The allegations range for alleged misconduct and favoritism, arbitrary recruitment, private gain, impediment to efficiency, singlehandedly overruling decisions taken by directors, nepotism, political lobbying, use of bank resources for private gains.

That said, this is a lesson for all of us from Nigeria: one of the accusations is that 25% of the newly recruited managers and leaders are Nigerians; Nigeria holds 9% stake in the bank. If that is indeed true, we must condemn it, but that is not a fire-able offense. The Bank president can be given time to normalize it.

In 2014, I went to Aso Rock, Nigeria’s seat of Power. I got to a section… People there were speaking Ijaw – most of them came from the Niger Delta area.

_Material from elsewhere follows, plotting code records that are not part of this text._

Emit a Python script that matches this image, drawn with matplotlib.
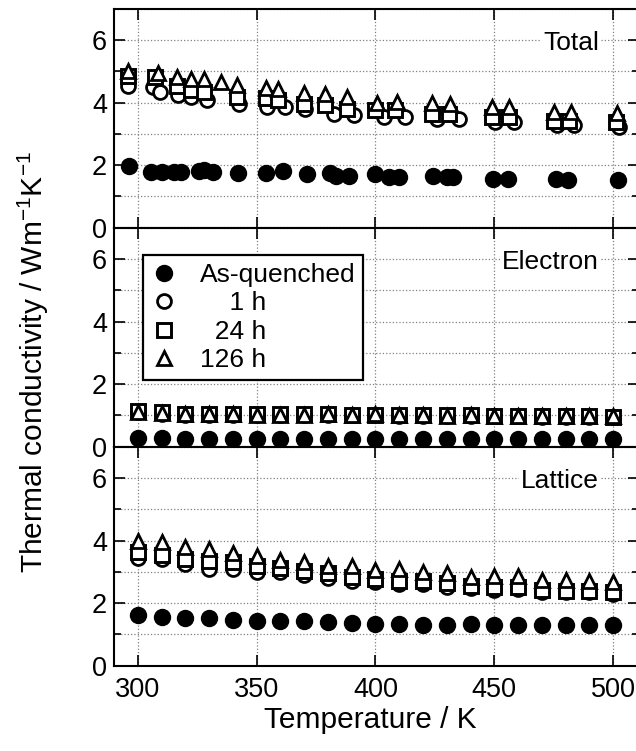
import matplotlib
matplotlib.use("Agg")
import matplotlib.pyplot as plt
from matplotlib.ticker import MultipleLocator

plt.rcParams['font.family'] = ['Liberation Sans', 'DejaVu Sans']
plt.rcParams['mathtext.fontset'] = 'custom'
plt.rcParams['mathtext.rm'] = 'Liberation Sans'
plt.rcParams['mathtext.it'] = 'Liberation Sans:italic'
plt.rcParams['font.size'] = 19

# ---- data ----
labels = ["As-quenched", "    1 h", "  24 h", "126 h"]

# Total: measured temperatures differ a little per sample
T_tot_aq = [296.4, 305.7, 310.0, 315.1, 318.4, 325.8, 328.0, 331.6, 342.3, 353.8,
            361.0, 371.1, 380.7, 383.3, 388.7, 399.8, 405.5, 409.8, 424.2, 429.9,
            432.8, 449.3, 455.8, 475.9, 481.2, 502.1]
k_tot_aq = [1.98, 1.79, 1.77, 1.77, 1.77, 1.82, 1.85, 1.79, 1.74, 1.74,
            1.81, 1.71, 1.76, 1.66, 1.66, 1.72, 1.63, 1.63, 1.66, 1.61,
            1.61, 1.56, 1.56, 1.56, 1.52, 1.52]

T_tot_1h = [296.0, 306.6, 309.5, 316.8, 322.5, 329.0, 342.5, 354.5, 362.0, 370.5,
            382.4, 390.8, 403.4, 412.6, 425.9, 435.0, 450.5, 458.2, 476.5, 483.5, 502.4]
k_tot_1h = [4.52, 4.50, 4.35, 4.24, 4.19, 4.08, 3.97, 3.87, 3.87, 3.81,
            3.65, 3.60, 3.55, 3.55, 3.46, 3.46, 3.39, 3.39, 3.28, 3.28, 3.21]

T_tot_24h = [296.0, 307.3, 316.4, 322.4, 327.9, 341.7, 353.9, 358.9, 370.0, 378.6,
             388.0, 399.9, 408.4, 423.8, 430.8, 449.1, 456.1, 475.0, 481.4, 501.2]
k_tot_24h = [4.84, 4.83, 4.53, 4.40, 4.34, 4.19, 4.13, 4.08, 3.97, 3.92,
             3.81, 3.76, 3.76, 3.65, 3.65, 3.55, 3.55, 3.42, 3.42, 3.39]

T_tot_126h = [296.0, 308.7, 316.4, 322.4, 327.9, 334.9, 341.7, 353.9, 358.9, 370.0,
              378.6, 388.0, 400.6, 409.0, 423.8, 431.5, 449.1, 456.1, 475.0, 482.1, 501.8]
k_tot_126h = [5.00, 4.95, 4.83, 4.74, 4.74, 4.67, 4.56, 4.48, 4.42, 4.31,
              4.26, 4.19, 3.98, 4.02, 3.99, 3.97, 3.85, 3.85, 3.71, 3.71, 3.67]

# Electron and lattice: 300 K to 500 K every 10 K
T_step = [300, 310, 320, 330, 340, 350, 360, 370, 380, 390, 400,
          410, 420, 430, 440, 450, 460, 470, 480, 490, 500]

k_el_aq = [0.27, 0.27, 0.26, 0.26, 0.26, 0.26, 0.26, 0.26, 0.26, 0.26, 0.26,
           0.26, 0.26, 0.26, 0.25, 0.25, 0.25, 0.25, 0.25, 0.25, 0.25]
k_el_1h = [1.10, 1.06, 1.02, 1.02, 1.02, 1.01, 1.01, 1.01, 1.01, 1.00, 1.00,
           0.99, 0.99, 0.98, 0.98, 0.97, 0.97, 0.96, 0.96, 0.95, 0.94]
k_el_24h = [1.13, 1.10, 1.04, 1.04, 1.04, 1.03, 1.03, 1.03, 1.04, 1.02, 1.02,
            1.01, 1.01, 1.00, 1.00, 0.99, 0.99, 0.98, 0.98, 0.97, 0.96]
k_el_126h = [1.10, 1.08, 1.03, 1.03, 1.03, 1.02, 1.02, 1.01, 1.04, 1.01, 1.03,
             1.00, 1.00, 0.99, 1.01, 0.98, 0.99, 0.99, 0.98, 0.98, 0.97]

k_lat_aq = [1.61, 1.55, 1.53, 1.53, 1.45, 1.42, 1.42, 1.42, 1.39, 1.37, 1.34,
            1.34, 1.31, 1.31, 1.34, 1.31, 1.29, 1.29, 1.29, 1.31, 1.29]
k_lat_1h = [3.45, 3.40, 3.25, 3.10, 3.08, 2.98, 2.98, 2.90, 2.80, 2.70, 2.68,
            2.62, 2.62, 2.52, 2.48, 2.42, 2.45, 2.35, 2.35, 2.35, 2.30]
k_lat_24h = [3.62, 3.55, 3.42, 3.35, 3.30, 3.18, 3.12, 3.02, 2.95, 2.85, 2.78,
             2.72, 2.70, 2.65, 2.55, 2.52, 2.50, 2.42, 2.40, 2.38, 2.35]
k_lat_126h = [3.97, 3.95, 3.78, 3.72, 3.60, 3.50, 3.37, 3.33, 3.20, 3.20, 3.05,
              3.08, 3.00, 2.96, 2.84, 2.88, 2.86, 2.74, 2.74, 2.70, 2.66]

panels = [
    ("Total", [(T_tot_aq, k_tot_aq), (T_tot_1h, k_tot_1h),
               (T_tot_24h, k_tot_24h), (T_tot_126h, k_tot_126h)]),
    ("Electron", [(T_step, k_el_aq), (T_step, k_el_1h),
                  (T_step, k_el_24h), (T_step, k_el_126h)]),
    ("Lattice", [(T_step, k_lat_aq), (T_step, k_lat_1h),
                 (T_step, k_lat_24h), (T_step, k_lat_126h)]),
]

styles = [
    dict(marker='o', ms=11.5, mfc='black', mec='black', mew=1.0),
    dict(marker='o', ms=10, mfc='white', mec='black', mew=2.0),
    dict(marker='s', ms=9.5, mfc='white', mec='black', mew=2.1),
    dict(marker='^', ms=10.5, mfc='white', mec='black', mew=2.0),
]

fig = plt.figure(figsize=(6.36, 7.51), dpi=100)

left, width = 0.1792, 0.826
bottom0, h = 0.1136, 0.2916
axes = []
for i in range(3):
    ax = fig.add_axes([left, bottom0 + (2 - i) * h, width, h])
    axes.append(ax)

for ax, (name, series) in zip(axes, panels):
    for (T, k), st in zip(series, styles):
        ax.plot(T, k, linestyle='none', **st)
    ax.set_xlim(290, 511)
    ax.set_ylim(0, 7)
    ax.xaxis.set_major_locator(MultipleLocator(50))
    ax.yaxis.set_major_locator(MultipleLocator(2))
    ax.yaxis.set_minor_locator(MultipleLocator(1))
    ax.grid(True, which='major', axis='x', color='0.5', linestyle=':', linewidth=0.9)
    ax.grid(True, which='both', axis='y', color='0.5', linestyle=':', linewidth=0.9)
    ax.set_axisbelow(True)
    ax.tick_params(which='both', direction='in', top=True, right=True, width=1.2)
    ax.tick_params(which='major', length=8, labelsize=19.5, pad=5)
    ax.tick_params(which='minor', length=5)
    for sp in ax.spines.values():
        sp.set_linewidth(1.5)
    ax.text(494, 5.9, name, ha='right', va='center', fontsize=19,
            bbox=dict(facecolor='white', edgecolor='none', pad=1.5))

for ax in axes[:2]:
    ax.tick_params(labelbottom=False)

axes[2].tick_params(axis='x', pad=8)

handles = axes[1].get_lines()
leg = axes[1].legend(handles, labels, loc='upper left', bbox_to_anchor=(0.055, 0.875),
                     borderaxespad=0, fontsize=19, frameon=True, fancybox=False,
                     handlelength=1.0, handletextpad=0.85, labelspacing=0.17,
                     borderpad=0.3, numpoints=1)
leg.get_frame().set_edgecolor('black')
leg.get_frame().set_linewidth(1.6)
leg.get_frame().set_alpha(1)

fig.text(0.052, 1 - 362 / 751, "Thermal conductivity / Wm$^{-1}$K$^{-1}$",
         rotation=90, ha='center', va='center', fontsize=21.5)
fig.text(0.583, 1 - 720 / 751, "Temperature / K", ha='center', va='center', fontsize=21.5)

fig.savefig("out.png", dpi=100)
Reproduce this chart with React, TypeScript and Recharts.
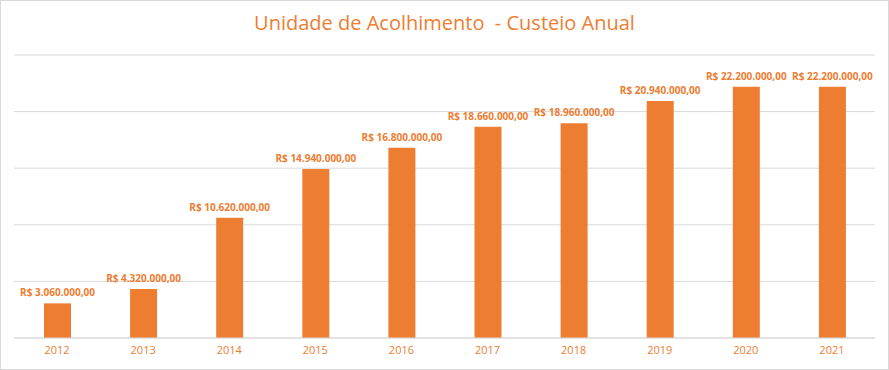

I returned to that same place when I went for an event where I met the Vice President in 2017, everyone was now speaking Hausa. Largely, in Nigeria, our “it is my turn” is a way of life. But that should not be, and some may not accept it.

Premium Times has some of the allegations.

ALLEGED BREACHES OF CODE OF CONDUCT

The original complaint seen by PREMIUM TIMES include 16 cases of alleged breaches perpetrated by Mr Adesina and an additional four cases of breaches later sent to the Board of Governors.

The allegations range for alleged misconduct and favoritism, arbitrary recruitment, private gain, impediment to efficiency, singlehandedly overruling decisions taken by directors, nepotism, political lobbying, use of bank resources for private gains.

[…]

The whistleblowers claimed that almost immediately after Mr Adesina’s assumption of office, he usurped the role HR manager, “playing very active role in the recruitment of all managerial positions”.

[..]

The whistleblowers also alleged that under Mr Adesina’s presidency, the bank’s organisation chart was altered to promote Nigeria to an almost full-fledged region.

[…]

“Admittedly, Nigeria is AfDB’s largest shareholder with over 9%, but it’s not clear if this justifies a preferential treatment. Nigerians have also been particularly well treated in the massive recruitment drive that was launched due to the restructuring of President ADESINA between 2016 and 2018. When roughly 9% of new recruits were Nigerians (or dual nationals of Nigerian origin) – in line with Nigerian shareholding –, they made up roughly 25% of the newly recruited managerial functions. It is not clear if this preferential treatment was justified by a previous under-representation,” they said.

[…]

The whistleblowers described Adesina as “the unchallenged travel champion” of the bank and accused him of using the opportunities of his travels to meet regional heads of States and making financial promises to obtain their support for his re-election.

Share this post

2 thoughts on “On The Allegations Against AfDB President, Akinwumi Adesina

  1. Ogbonnaya Ukeh Oteh · Edit

    As someone who has followed activities of AfDB over the years, I am aware that the Institution has a formal system of recruitment which favours competence and capacity under a competitive system. Is it not possible that those 25% Nigerians passed through this channel and came out successful.
    I have also seem instances where overzealous staff do crazy stuff to seek favour from the Head.
    Over the years, Dr. Adesina antecedents has shown that he has A+ in demand perception and his performance at improving stakeholders value at AfDB is not in doubt. This is a trying time for him and we must galvanize support to make sure he succeed at this role.
    We have seen this kind of whistleblower antics in both Nigeria and America politics. They often fizzle away after the election, in this case Dr Adesina is the candidate to beat.

    Reply
    1. Excellent comment!

      Silence is NOT Golden at this time and we also must avoid playing to the gallery! His leadership has galvanised millions of Africans to reconsider Agribusiness and not remain fringe players in a massive global sector.

      That’s what leadership must do, galvanise us. To quell that voice now, based on unsubstantiated accusations is injustice.